Gerald Lo warns of how opening flammable liquid cabinets is like playing laboratory Russian Roulette. “I often find old diethyl ether containers that someone has labelled with the date they opened it.” Presumably, this was to inspect for invisible highly explosive peroxides that form when this substance is exposed to air! he adds.
Lo has many tales to tell but also points out just how hardy chemists can be in their quest for discovery. “By synthesizing compounds with powerful bioactivity at six or eight orders of magnitude above their commercialized dosage concentration, one scientist discovered the, ahem, transdermal absorption route of a new compound, plus its literally heart-stopping properties,” he says. “I try to stay out of the lab as much as I possibly can,” he adds.
Joe Turner once misread instructions and added 100 grams per litre rather than 100 milligrams per litre. Not hugely dumb in the scheme of things, but I still felt pretty stupid. That kind of thing must happen a lot, and is far worse when it’s in a hospital rather than a lab. However, Turner points out that, “It’s not too clever if the data ends up justifying a theory in a scientific journal.”
Meanwhile, David Jacobs was a microbiologist spending some time in the company’s chemistry lab. The tests he was doing used sintered glass filters, which were getting somewhat blocked. He was told that the best way to clean these filters was to use nitric acid and ethanol. So he poured 100 ml of ethanol into 100 ml of nitric acid in a beaker – in a fume cupboard thankfully. “Within seconds the beaker was rocking with puffs of brown fumes coming out! Within a minute there was a mass of brown fumes and a gloopy brown goo pouring out of the beaker and running out onto the floor. I dumped a load of paper towels onto the brown mess on the floor. Of course, the nitric acid mess ‘ate’ the paper towels. We just stood back and let it finish it self off. It looked like something out of a science fiction B-movie!”
Jacobs confesses to feeling really stupid as he should have known better. The company marked it down as a Health & Safety near miss incident. “Thankfully, my manager admitted that the company did not have a procedure for cleaning sintered glass filters and that I should have been better advised by my chemistry lab colleagues,” he adds, “Needlessly to say when I repeated the procedure, I was dripping nitric acid on to the filter with a pipette, and certainly not by mouth.”

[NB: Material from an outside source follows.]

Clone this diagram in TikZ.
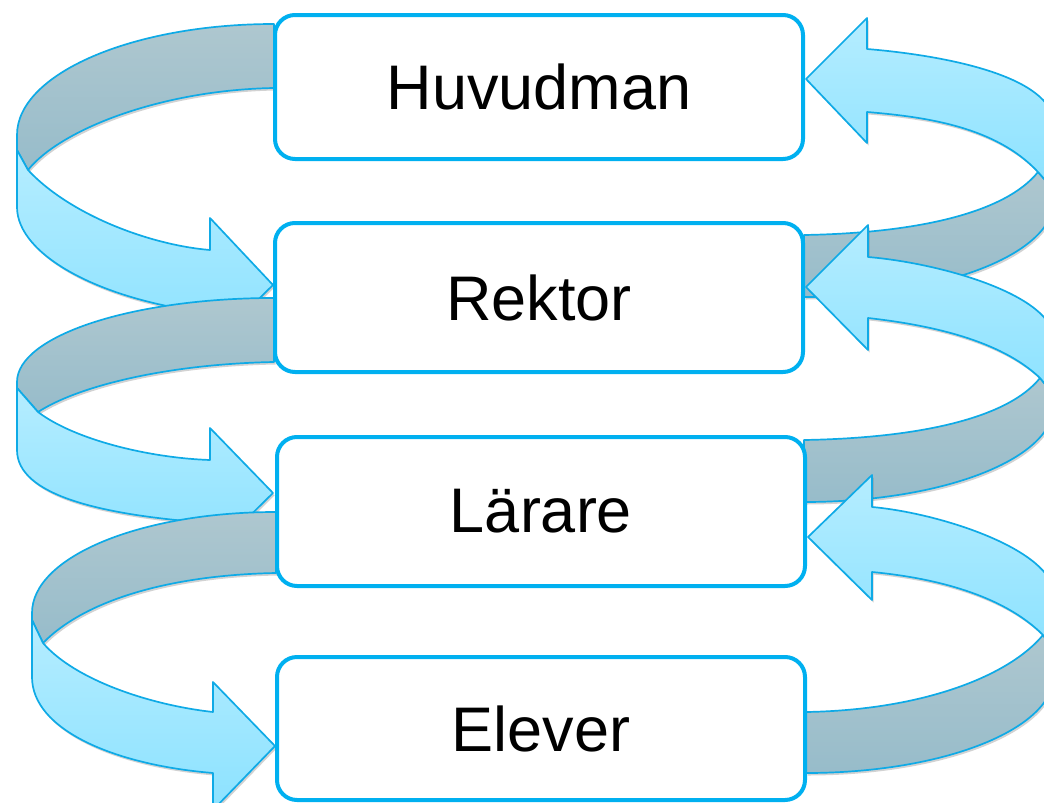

Krutarth Engineer tells a tale of a classic school lab error. “We had to identify substances by performing various chemical procedures,” he explains, “A fellow student accidentally dropped some sodium into a sink and a mild conflagration ensued. Unfortunately, as girls in the class started screaming, the teacher panicked and ran to put on the water tap. BANG. We had always believed that our teacher was no good at chemistry and it was proved at that day. Stupid & dangerous.”
With thanks to everyone brave enough to reveal their lab stupidity or the stupidity of others in their lab!